Foreign portfolio investments to the Philippines, also known as “hot money,” recorded a net inflow of $4.5 billion from January to November, surpassing the $4.4 billion target of the Bangko Sentral ng Pilipinas (BSP) for full year 2013.
Data from the BSP showed that hot money recorded a year-to-date inflow of $27.2 billion, while outflows reached $22.6 billion.
In November alone, foreign portfolio investments recorded an inflow of $2.9 billion, as hot money flowing into Philippine Stocks Exchange (PSE)-listed shares increased by 84 percent.
Year-on-year, registered investments also rose by 49.5 percent from $2 billion in 2012 “inspite of fears over the economic impact of Super Typhoon Yolanda and renewed concerns on the possible scaling down of the quantitative easing program in the United States,” the central bank stated.

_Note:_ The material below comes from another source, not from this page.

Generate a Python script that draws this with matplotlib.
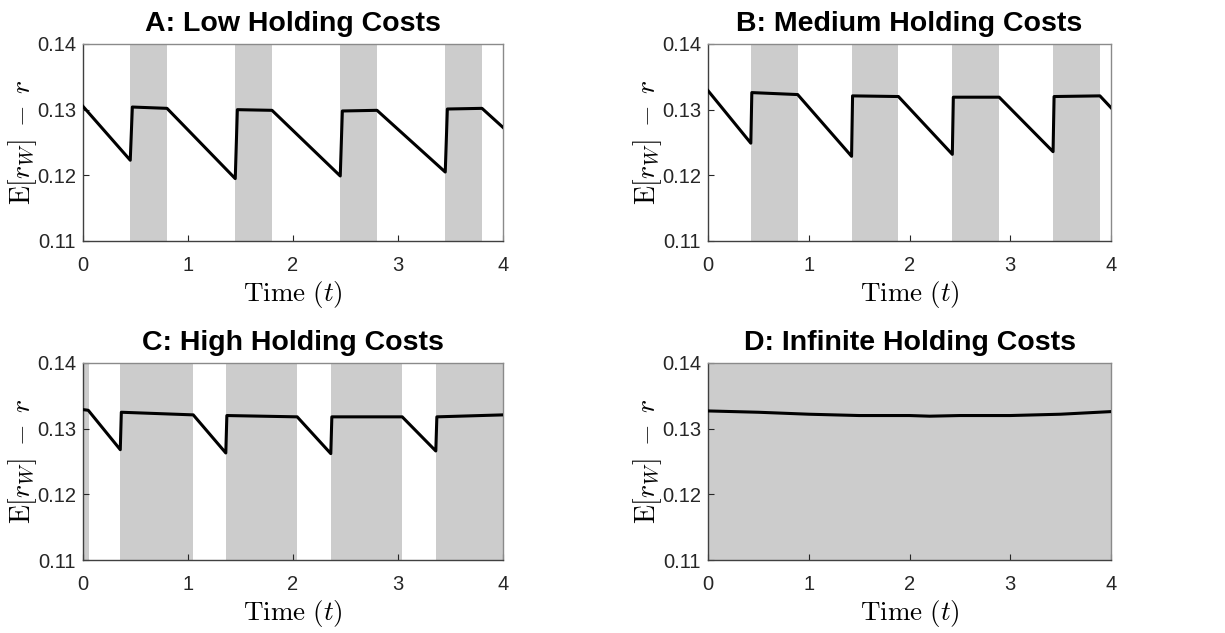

The BSP added that bargain hunting and investor optimism was fueled by the third quarter gross domestic product of 7 percent that brought the year-to-date average growth to 7.4 percent, and well above the full-year target of 6 percent to 7 percent.
Investments in November were consisted of 80.5 percent PSE-listed securities, 15.8 percent peso government securities (GS), and 3.7 percent peso time deposits.
For PSE-listed securities, the main beneficiaries were: retail companies, holding firms, casinos and gaming companies, property firms, and banks.
Meanwhile, the BSP said that outflows for the month rose to $2 billion from $1.5 billion in October.
Transactions yielded net inflows of $981 million, slightly higher than the $969 million recorded a month ago, and a little lower than the $1 billion level in the previous year.
Transactions in PSE-listed securities, peso GS and peso time deposits yielded net inflows of $788 million, $82 million, and $110 million, respectively.
The United Kingdom, the United States, Singapore, Hong Kong and the Netherlands were the top five investor countries for the month with combined share to total of 74.3 percent.
The US continued to be the main beneficiary of outflows from investments, receiving 81.8 percent of total.